Hurricane Paloma made landfall in south eastern Cuba with winds of close to 200km per hour.
Paloma hit Cuba as a Category 3 storm, but has now weakened to Category 2.
The low lying south eastern town of Santa Cruz took a direct hit from Paloma.
But most residents had evacuated to avoid a potential repeat of the November 9, 1932 storm that hit near Santa Cruz which caused nine metre waves killing about 3,000 people.
Cuban state-run television reported widespread blackouts in Paloma's wake and said a communications tower had fallen in the province of Camaguey.

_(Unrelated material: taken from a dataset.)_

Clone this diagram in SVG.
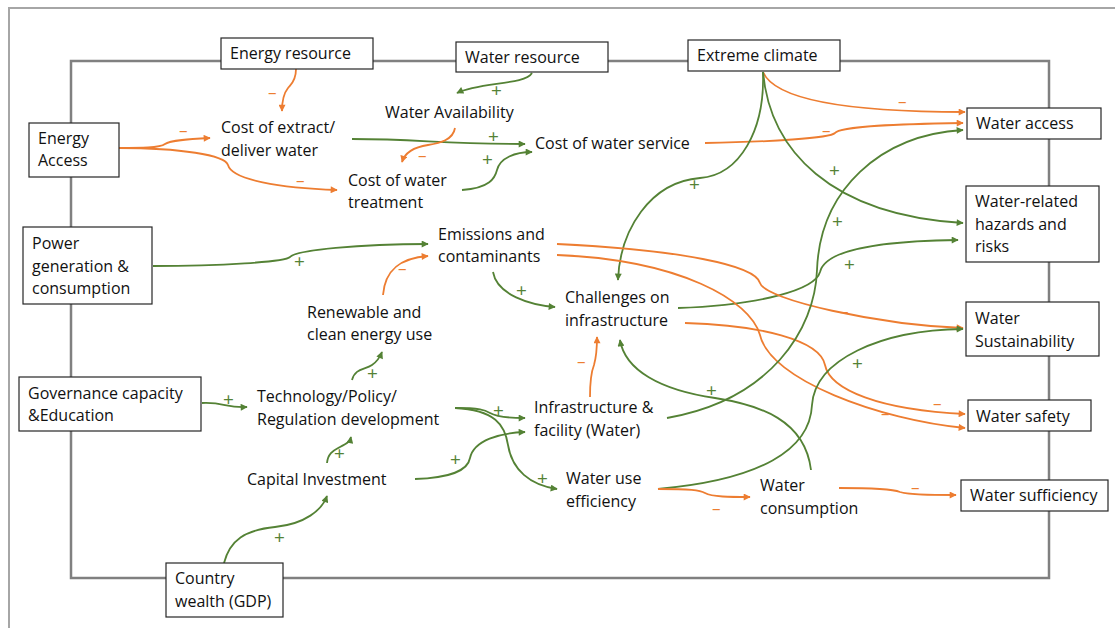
<svg xmlns="http://www.w3.org/2000/svg" width="1115" height="628" viewBox="0 0 1115 628">
<defs>
<marker id="ag" viewBox="0 0 10 10" refX="9" refY="5" markerWidth="8" markerHeight="7" markerUnits="userSpaceOnUse" orient="auto"><path d="M0,0 L10,5 L0,10 z" fill="#548235"/></marker>
<marker id="ao" viewBox="0 0 10 10" refX="9" refY="5" markerWidth="8" markerHeight="7" markerUnits="userSpaceOnUse" orient="auto"><path d="M0,0 L10,5 L0,10 z" fill="#ED7D31"/></marker>
<style>
.frame{fill:none;stroke:#a6a6a6;stroke-width:2}
.sys{fill:none;stroke:#808080;stroke-width:2.5}
.box{fill:#fff;stroke:#262626;stroke-width:1.2}
text{font-family:"Open Sans","Noto Sans",sans-serif;font-size:16px;fill:#111}
.g{fill:none;stroke:#548235;stroke-width:1.8;marker-end:url(#ag)}
.o{fill:none;stroke:#ED7D31;stroke-width:1.8;marker-end:url(#ao)}
.p{fill:#548235;font-size:19px}
.m{fill:#ED7D31;font-size:17px}
</style>
</defs>
<rect width="1115" height="628" fill="#fff"/>
<path class="frame" d="M9,628 L9,8 L1115,8"/>
<rect class="sys" x="71" y="61" width="978" height="517"/>

<g id="connectors">
<path class="o" d="M296,69 C296,82 290,85 288,88 C284,93 282,100 282,111"/>
<path class="o" d="M119,148 C140,148 160,148 165,144 C170,140 190,139 210,138"/>
<path class="o" d="M119,148 C180,148 225,155 228,165 C232,180 280,188 337,190"/>
<path class="g" d="M532,73 C525,85 480,82 457,93"/>
<path class="g" d="M352,139 C420,139 440,144 525,144"/>
<path class="o" d="M455,128 C453,140 440,143 428,145 C415,147 405,152 402,162"/>
<path class="g" d="M462,190 C490,188 495,178 497,170 C500,158 515,152 532,152"/>
<path class="o" d="M705,143 C770,142 830,138 835,133 C840,126 900,124 963,123"/>
<path class="o" d="M763,72 C775,100 850,112 965,112"/>
<path class="g" d="M763,72 C765,130 740,175 700,178 C650,182 620,230 618,280"/>
<path class="g" d="M763,72 C770,150 830,215 963,223"/>
<path class="g" d="M153,266 C220,266 285,262 290,257 C296,250 360,244 428,244"/>
<path class="o" d="M383,295 C385,270 400,258 428,256"/>
<path class="g" d="M352,380 C355,368 365,370 372,365 C378,361 380,357 382,352"/>
<path class="g" d="M202,403 C225,402 225,408 247,407"/>
<path class="g" d="M493,272 C497,295 530,305 555,307"/>
<path class="g" d="M678,308 C760,305 815,290 820,272 C825,250 880,241 958,240"/>
<path class="o" d="M685,323 C760,325 820,340 825,365 C830,390 880,410 965,414"/>
<path class="o" d="M557,244 C680,250 755,265 760,283 C765,300 880,325 963,328"/>
<path class="o" d="M557,255 C680,260 750,300 760,335 C770,380 880,420 965,428"/>
<path class="g" d="M667,418 C770,400 815,330 817,270 C820,190 880,135 963,130"/>
<path class="g" d="M658,489 C760,480 810,450 812,405 C815,360 880,330 963,329"/>
<path class="o" d="M658,489 C690,489 700,490 705,493 C712,497 730,497 750,497"/>
<path class="o" d="M839,488 C880,488 895,490 900,492 C910,495 930,495 956,495"/>
<path class="g" d="M811,470 C805,420 760,405 715,398 C660,390 625,370 620,340"/>
<path class="o" d="M590,397 C590,380 592,370 594,365 C596,358 597,348 597,337"/>
<path class="g" d="M455,408 C480,408 485,410 490,413 C497,417 510,418 525,418"/>
<path class="g" d="M455,408 C495,410 505,425 508,445 C512,470 530,485 557,489"/>
<path class="g" d="M415,479 C450,478 468,470 470,458 C474,440 500,433 525,432"/>
<path class="g" d="M327,463 C328,452 335,450 340,447 C346,444 350,442 351,437"/>
<path class="g" d="M224,563 C230,540 245,530 275,527 C305,524 322,510 327,496"/>
<text class="m" x="268" y="98">–</text>
<text class="m" x="179" y="136">–</text>
<text class="m" x="296" y="186">–</text>
<text class="p" x="491" y="97">+</text>
<text class="p" x="488" y="143">+</text>
<text class="m" x="418" y="161">–</text>
<text class="p" x="482" y="166">+</text>
<text class="m" x="822" y="136">–</text>
<text class="m" x="898" y="107">–</text>
<text class="p" x="689" y="191">+</text>
<text class="p" x="829" y="177">+</text>
<text class="p" x="294" y="268">+</text>
<text class="m" x="398" y="274">–</text>
<text class="p" x="367" y="380">+</text>
<text class="p" x="223" y="406">+</text>
<text class="p" x="516" y="297">+</text>
<text class="p" x="844" y="271">+</text>
<text class="m" x="933" y="409">–</text>
<text class="m" x="840" y="317">–</text>
<text class="m" x="881" y="419">–</text>
<text class="p" x="832" y="228">+</text>
<text class="p" x="852" y="370">+</text>
<text class="m" x="712" y="514">–</text>
<text class="m" x="911" y="493">–</text>
<text class="p" x="706" y="397">+</text>
<text class="m" x="577" y="367">–</text>
<text class="p" x="493" y="417">+</text>
<text class="p" x="537" y="485">+</text>
<text class="p" x="450" y="466">+</text>
<text class="p" x="334" y="460">+</text>
<text class="p" x="274" y="544">+</text>
</g>

<g id="energy-resource"><rect class="box" x="221" y="38" width="152" height="31"/><text x="230" y="59">Energy resource</text></g>
<g id="water-resource"><rect class="box" x="456" y="42" width="152" height="30"/><text x="465" y="63">Water resource</text></g>
<g id="extreme-climate"><rect class="box" x="688" y="40" width="152" height="31"/><text x="697" y="61">Extreme climate</text></g>
<g id="energy-access"><rect class="box" x="29" y="123" width="90" height="54"/><text x="38" y="144">Energy</text><text x="38" y="166">Access</text></g>
<g id="power-generation"><rect class="box" x="23" y="227" width="129" height="77"/><text x="32" y="249">Power</text><text x="32" y="272">generation &amp;</text><text x="32" y="294">consumption</text></g>
<g id="governance"><rect class="box" x="19" y="377" width="182" height="54"/><text x="28" y="399">Governance capacity</text><text x="28" y="421">&amp;Education</text></g>
<g id="country-wealth"><rect class="box" x="166" y="563" width="117" height="54"/><text x="175" y="584">Country</text><text x="175" y="607">wealth (GDP)</text></g>
<g id="water-access"><rect class="box" x="967" y="108" width="134" height="31"/><text x="976" y="129">Water access</text></g>
<g id="water-hazards"><rect class="box" x="966" y="186" width="133" height="76"/><text x="975" y="207">Water-related</text><text x="975" y="230">hazards and</text><text x="975" y="252">risks</text></g>
<g id="water-sustainability"><rect class="box" x="966" y="302" width="133" height="54"/><text x="975" y="324">Water</text><text x="975" y="347">Sustainability</text></g>
<g id="water-safety"><rect class="box" x="968" y="400" width="123" height="31"/><text x="976" y="422">Water safety</text></g>
<g id="water-sufficiency"><rect class="box" x="961" y="480" width="147" height="31"/><text x="970" y="501">Water sufficiency</text></g>

<g id="cost-extract"><text x="221" y="133">Cost of extract/</text><text x="221" y="156">deliver water</text></g>
<g id="water-availability"><text x="385" y="118">Water Availability</text></g>
<g id="cost-service"><text x="535" y="149">Cost of water service</text></g>
<g id="cost-treatment"><text x="348" y="186">Cost of water</text><text x="348" y="208">treatment</text></g>
<g id="emissions"><text x="438" y="240">Emissions and</text><text x="438" y="262">contaminants</text></g>
<g id="renewable"><text x="307" y="318">Renewable and</text><text x="307" y="340">clean energy use</text></g>
<g id="challenges"><text x="565" y="303">Challenges on</text><text x="565" y="326">infrastructure</text></g>
<g id="technology"><text x="257" y="402">Technology/Policy/</text><text x="257" y="425">Regulation development</text></g>
<g id="infrastructure"><text x="534" y="413">Infrastructure &amp;</text><text x="534" y="436">facility (Water)</text></g>
<g id="capital"><text x="247" y="485">Capital Investment</text></g>
<g id="water-use-efficiency"><text x="566" y="484">Water use</text><text x="566" y="507">efficiency</text></g>
<g id="water-consumption"><text x="760" y="491">Water</text><text x="760" y="514">consumption</text></g>
</svg>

Rains of up 25.40cm were predicted, with heavier amounts possible in mountainous areas, the U.S. National Hurricane Center in Miami said.
A storm surge up to 6 metres had caused coastal flooding, pushing the sea as much as 700 metres inland and flooding hundreds of homes.
Television reports showed waves whipping up over coastal barriers, a beached boat listing on its side and, on shore, trees bending in the wind.
Before reaching Cuba, Paloma hit the Cayman Islands as a Category 4 hurricane with 230km per hour winds, ripping roofs off houses and storm shelters and flooding streets.
The communist authorities spent much of the day organising mass evacuations with about 250,000 people moved from their homes.
Cuba has already been hit by Hurricane's Ike and Gustav in late August, causing an estimated $US8 billion in damages.